> WHAT IS BEING ASKED: Quote all of the data that follows exactly as written, skipping the images.

> AVAILABLE DATA:
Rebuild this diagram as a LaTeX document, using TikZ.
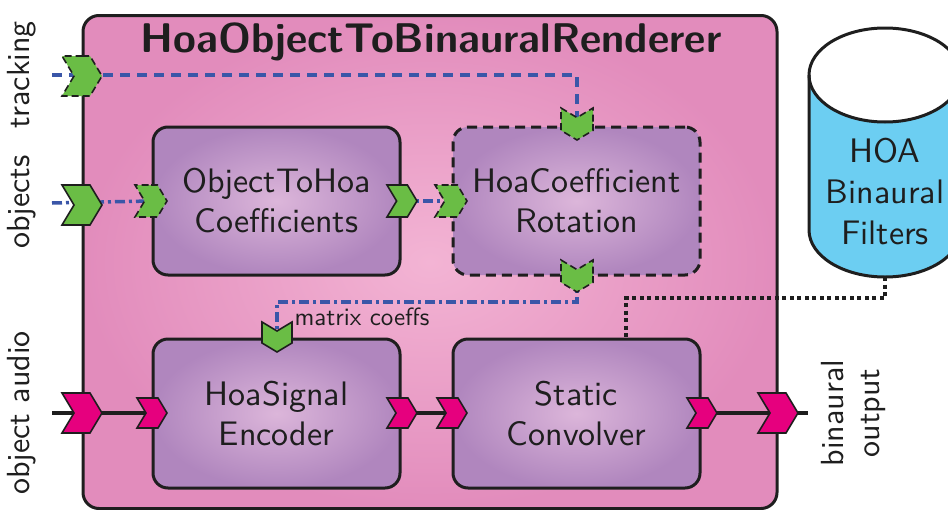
\documentclass[tikz,border=0pt]{standalone}
\usepackage{fontspec}
\setsansfont{lmsans10-regular.otf}[BoldFont=lmsans10-bold.otf]
\usetikzlibrary{shapes.symbols,calc}
\pgfdeclarelayer{bg}\pgfdeclarelayer{mid}\pgfdeclarelayer{lines}
\pgfsetlayers{bg,mid,lines,main}
\definecolor{bordc}{RGB}{30,30,30}
\definecolor{chgreen}{RGB}{106,189,69}
\definecolor{chpink}{RGB}{230,0,126}
\definecolor{lnblue}{RGB}{58,86,168}
\definecolor{cylblue}{RGB}{108,206,242}
\definecolor{pinkout}{RGB}{226,140,188}
\definecolor{pinkin}{RGB}{243,180,212}
\definecolor{purpout}{RGB}{176,134,190}
\definecolor{purpin}{RGB}{220,182,218}
\tikzset{
  outerbox/.style={draw=bordc, line width=3, rounded corners=16, shading=radial, inner color=pinkin, outer color=pinkout},
  procbox/.style={draw=bordc, line width=3, rounded corners=15, shading=radial, inner color=purpin, outer color=purpout,
    align=center, font=\fontsize{34}{40}\selectfont\sffamily, text=bordc},
  chev/.style={shape=signal, signal pointer angle=118, draw=bordc, line width=1.6, inner sep=0pt, outer sep=0pt,
    signal to=east, signal from=west},
  chevR/.style={chev},
  chevD/.style={chev, rotate=-90},
  gch/.style={fill=chgreen},
  pch/.style={fill=chpink},
  dsh/.style={dash pattern=on 7pt off 4pt},
  sidelbl/.style={rotate=90, font=\fontsize{32}{36}\selectfont\sffamily, text=bordc, align=center},
  trkline/.style={draw=lnblue, line width=3.5, dash pattern=on 10pt off 7pt},
  objline/.style={draw=lnblue, line width=3.5, dash pattern=on 10pt off 4pt on 3pt off 4pt},
  audline/.style={draw=bordc, line width=3.5},
  filtline/.style={draw=bordc, line width=4, dash pattern=on 4pt off 3.5pt},
}
\begin{document}
\begin{tikzpicture}[x=1pt,y=-1pt]
\path[use as bounding box, clip] (0,0) rectangle (948,509);

% outer box
\begin{pgfonlayer}{bg}
\node[outerbox, minimum width=694, minimum height=493] (outer) at (430,262) {};
\end{pgfonlayer}
\node[font=\fontsize{41.5}{44}\selectfont\sffamily\bfseries, text=bordc] (title) at (431,42) {HoaObjectToBinauralRenderer};

% processing boxes
\begin{pgfonlayer}{mid}
\node[procbox, minimum width=247, minimum height=148] (o2h) at (276.5,201) {ObjectToHoa\\Coefficients};
\node[procbox, dashed, dash pattern=on 10pt off 6pt, minimum width=247, minimum height=148] (rot) at (576.5,201) {HoaCoefficient\\Rotation};
\node[procbox, minimum width=247, minimum height=149] (enc) at (276.5,413.5) {HoaSignal\\Encoder};
\node[procbox, minimum width=247, minimum height=149] (conv) at (576.5,413.5) {Static\\Convolver};
\end{pgfonlayer}

% cylinder
\fill[cylblue] (809,75) -- (809,230) arc (180:0:76 and 47) -- (961,75) arc (0:180:76 and 47) -- cycle;
\draw[bordc, line width=3] (809,75) -- (809,230) arc (180:0:76 and 47) -- (961,75);
\draw[bordc, line width=3] (885,75) ellipse (76 and 47);
\node[align=center, font=\fontsize{34}{41}\selectfont\sffamily, text=bordc] (filt) at (885,192) {HOA\\Binaural\\Filters};
\coordinate (cylbot) at (885,277);

% chevrons
\node[chevR, gch, dsh, minimum width=40, minimum height=40] (trkin) at (82,76) {};
\node[chevR, gch, minimum width=40, minimum height=40] (objin) at (82,205) {};
\node[chevR, gch, dsh, minimum width=32, minimum height=32] (o2hin) at (151,201) {};
\node[chevR, gch, minimum width=30, minimum height=32] (o2hout) at (402,201) {};
\node[chevR, gch, dsh, minimum width=32, minimum height=32] (rotin) at (451,201) {};
\node[chevD, gch, dsh, minimum width=32, minimum height=32] (rottop) at (577,124) {};
\node[chevD, gch, dsh, minimum width=32, minimum height=32] (rotout) at (577,276) {};
\node[chevD, gch, minimum width=30, minimum height=30] (enctop) at (277,337) {};
\node[chevR, pch, minimum width=40, minimum height=40] (audin) at (82,413) {};
\node[chevR, pch, minimum width=30, minimum height=30] (encin) at (152,413) {};
\node[chevR, pch, minimum width=30, minimum height=30] (encout) at (402,413) {};
\node[chevR, pch, minimum width=30, minimum height=30] (convin) at (452,413) {};
\node[chevR, pch, minimum width=30, minimum height=30] (convout) at (702,413) {};
\node[chevR, pch, minimum width=40, minimum height=40] (binout) at (778,413) {};

% labels
\node[sidelbl] (ltrk) at (22,75) {tracking};
\node[sidelbl] (lobj) at (22,202) {objects};
\node[sidelbl] (laud) at (22,413) {object audio};
\node[sidelbl] (lbin) at (853,413) {binaural\\output};
\node[anchor=base west, font=\fontsize{25}{28}\selectfont\sffamily, text=bordc] (mtx) at (291,325) {matrix coeffs};

% free ends
\coordinate (trkstart) at (52,75);
\coordinate (objstart) at (52,203);
\coordinate (audstart) at (52,413);
\coordinate (audend) at (808,413);
\coordinate (mtxcorner) at (577,302);
\coordinate (filtcorner) at (626,298);

% connectors
\begin{pgfonlayer}{lines}
\draw[trkline] (trkstart) -| (rottop.center);
\draw[objline] (objstart) -- (o2hin.center);
\draw[objline] (o2hout.center) -- (rotin.center);
\draw[objline] (rotout.center) -- (mtxcorner) -| (enctop.center);
\draw[audline] (audstart) -- (audin.center);
\draw[audline] (audin.center) -- (encin.center);
\draw[audline] (encout.center) -- (convin.center);
\draw[audline] (convout.center) -- (binout.center);
\draw[audline] (binout.center) -- (audend);
\draw[filtline] (cylbot) |- (filtcorner) -- (filtcorner |- conv.north);
\end{pgfonlayer}
\end{tikzpicture}
\end{document}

> TASK SOLUTION:
Rebuild this diagram as a LaTeX document, using TikZ.
\documentclass[tikz,border=0pt]{standalone}
\usepackage{fontspec}
\setsansfont{lmsans10-regular.otf}[BoldFont=lmsans10-bold.otf]
\usetikzlibrary{shapes.symbols,calc}
\pgfdeclarelayer{bg}\pgfdeclarelayer{mid}\pgfdeclarelayer{lines}
\pgfsetlayers{bg,mid,lines,main}
\definecolor{bordc}{RGB}{30,30,30}
\definecolor{chgreen}{RGB}{106,189,69}
\definecolor{chpink}{RGB}{230,0,126}
\definecolor{lnblue}{RGB}{58,86,168}
\definecolor{cylblue}{RGB}{108,206,242}
\definecolor{pinkout}{RGB}{226,140,188}
\definecolor{pinkin}{RGB}{243,180,212}
\definecolor{purpout}{RGB}{176,134,190}
\definecolor{purpin}{RGB}{220,182,218}
\tikzset{
  outerbox/.style={draw=bordc, line width=3, rounded corners=16, shading=radial, inner color=pinkin, outer color=pinkout},
  procbox/.style={draw=bordc, line width=3, rounded corners=15, shading=radial, inner color=purpin, outer color=purpout,
    align=center, font=\fontsize{34}{40}\selectfont\sffamily, text=bordc},
  chev/.style={shape=signal, signal pointer angle=118, draw=bordc, line width=1.6, inner sep=0pt, outer sep=0pt,
    signal to=east, signal from=west},
  chevR/.style={chev},
  chevD/.style={chev, rotate=-90},
  gch/.style={fill=chgreen},
  pch/.style={fill=chpink},
  dsh/.style={dash pattern=on 7pt off 4pt},
  sidelbl/.style={rotate=90, font=\fontsize{32}{36}\selectfont\sffamily, text=bordc, align=center},
  trkline/.style={draw=lnblue, line width=3.5, dash pattern=on 10pt off 7pt},
  objline/.style={draw=lnblue, line width=3.5, dash pattern=on 10pt off 4pt on 3pt off 4pt},
  audline/.style={draw=bordc, line width=3.5},
  filtline/.style={draw=bordc, line width=4, dash pattern=on 4pt off 3.5pt},
}
\begin{document}
\begin{tikzpicture}[x=1pt,y=-1pt]
\path[use as bounding box, clip] (0,0) rectangle (948,509);

% outer box
\begin{pgfonlayer}{bg}
\node[outerbox, minimum width=694, minimum height=493] (outer) at (430,262) {};
\end{pgfonlayer}
\node[font=\fontsize{41.5}{44}\selectfont\sffamily\bfseries, text=bordc] (title) at (431,42) {HoaObjectToBinauralRenderer};

% processing boxes
\begin{pgfonlayer}{mid}
\node[procbox, minimum width=247, minimum height=148] (o2h) at (276.5,201) {ObjectToHoa\\Coefficients};
\node[procbox, dashed, dash pattern=on 10pt off 6pt, minimum width=247, minimum height=148] (rot) at (576.5,201) {HoaCoefficient\\Rotation};
\node[procbox, minimum width=247, minimum height=149] (enc) at (276.5,413.5) {HoaSignal\\Encoder};
\node[procbox, minimum width=247, minimum height=149] (conv) at (576.5,413.5) {Static\\Convolver};
\end{pgfonlayer}

% cylinder
\fill[cylblue] (809,75) -- (809,230) arc (180:0:76 and 47) -- (961,75) arc (0:180:76 and 47) -- cycle;
\draw[bordc, line width=3] (809,75) -- (809,230) arc (180:0:76 and 47) -- (961,75);
\draw[bordc, line width=3] (885,75) ellipse (76 and 47);
\node[align=center, font=\fontsize{34}{41}\selectfont\sffamily, text=bordc] (filt) at (885,192) {HOA\\Binaural\\Filters};
\coordinate (cylbot) at (885,277);

% chevrons
\node[chevR, gch, dsh, minimum width=40, minimum height=40] (trkin) at (82,76) {};
\node[chevR, gch, minimum width=40, minimum height=40] (objin) at (82,205) {};
\node[chevR, gch, dsh, minimum width=32, minimum height=32] (o2hin) at (151,201) {};
\node[chevR, gch, minimum width=30, minimum height=32] (o2hout) at (402,201) {};
\node[chevR, gch, dsh, minimum width=32, minimum height=32] (rotin) at (451,201) {};
\node[chevD, gch, dsh, minimum width=32, minimum height=32] (rottop) at (577,124) {};
\node[chevD, gch, dsh, minimum width=32, minimum height=32] (rotout) at (577,276) {};
\node[chevD, gch, minimum width=30, minimum height=30] (enctop) at (277,337) {};
\node[chevR, pch, minimum width=40, minimum height=40] (audin) at (82,413) {};
\node[chevR, pch, minimum width=30, minimum height=30] (encin) at (152,413) {};
\node[chevR, pch, minimum width=30, minimum height=30] (encout) at (402,413) {};
\node[chevR, pch, minimum width=30, minimum height=30] (convin) at (452,413) {};
\node[chevR, pch, minimum width=30, minimum height=30] (convout) at (702,413) {};
\node[chevR, pch, minimum width=40, minimum height=40] (binout) at (778,413) {};

% labels
\node[sidelbl] (ltrk) at (22,75) {tracking};
\node[sidelbl] (lobj) at (22,202) {objects};
\node[sidelbl] (laud) at (22,413) {object audio};
\node[sidelbl] (lbin) at (853,413) {binaural\\output};
\node[anchor=base west, font=\fontsize{25}{28}\selectfont\sffamily, text=bordc] (mtx) at (291,325) {matrix coeffs};

% free ends
\coordinate (trkstart) at (52,75);
\coordinate (objstart) at (52,203);
\coordinate (audstart) at (52,413);
\coordinate (audend) at (808,413);
\coordinate (mtxcorner) at (577,302);
\coordinate (filtcorner) at (626,298);

% connectors
\begin{pgfonlayer}{lines}
\draw[trkline] (trkstart) -| (rottop.center);
\draw[objline] (objstart) -- (o2hin.center);
\draw[objline] (o2hout.center) -- (rotin.center);
\draw[objline] (rotout.center) -- (mtxcorner) -| (enctop.center);
\draw[audline] (audstart) -- (audin.center);
\draw[audline] (audin.center) -- (encin.center);
\draw[audline] (encout.center) -- (convin.center);
\draw[audline] (convout.center) -- (binout.center);
\draw[audline] (binout.center) -- (audend);
\draw[filtline] (cylbot) |- (filtcorner) -- (filtcorner |- conv.north);
\end{pgfonlayer}
\end{tikzpicture}
\end{document}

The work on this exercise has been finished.